In honor of the season, I began reading Mary Shelley’s “Frankenstein.” Dr. Karen Karbiener wrote an introduction that highlights some intriguing details about Shelley and her renowned character(s):
Shelley was 18 years old in 1818 when “Frankenstein” was first published.
Though the monster is known as Frankenstein in popular culture, it was not in the book. Shelley referred to the monster as, “the accomplishment of my toils,” “wretch,” “miserable monster,” and, “filthy daemon,” in the book, but Victor Frankenstein does not refer to his creation as his own surname.
Shelley’s life was full of personal tragedy: Her mother died shortly after Shelley was born; her half-sister committed suicide about a month after Shelley’s 19th birthday; four of Shelley’s five pregnancies ended in miscarriage, one which was nearly fatal; her husband of six years, Percy, drowned in 1832; and their close friend, Byron, died two years later.
While writing “Frankenstein,” Shelley was grieving the loss of a daughter that died shortly after birth. She wrote in her diary, “Dream that my little baby came to life again – that it had only been cold and that we rubbed it by the fire and it lived … wake and find no baby – I think about the little thing all day – not in good spirits.”

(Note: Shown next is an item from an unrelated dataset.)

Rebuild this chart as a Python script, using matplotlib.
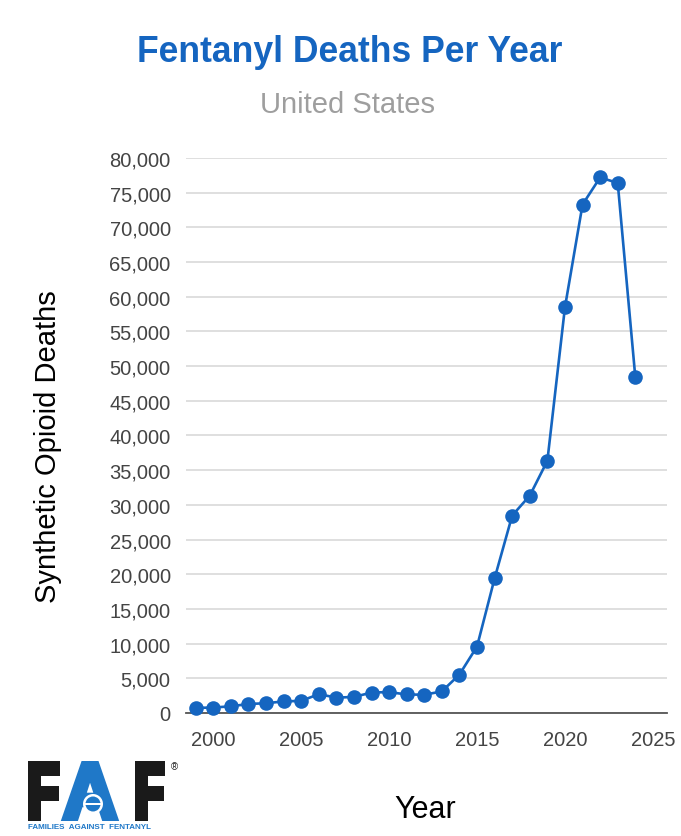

Shelley’s mother, Mary Wollstonecraft, wrote several books promoting education reform for women, including, “A Vindication of the Rights of Women” (1792), which is arguably one of the first great work of feminism.
When Shelley edited “Frankenstein” for republication in 1831, she changed Victor and Elizabeth’s formerly incestuous relationship to one of a then-more socially accepted romance. However, Elizabeth and Victor still refer to each other as “cousin” in the 1831 edition.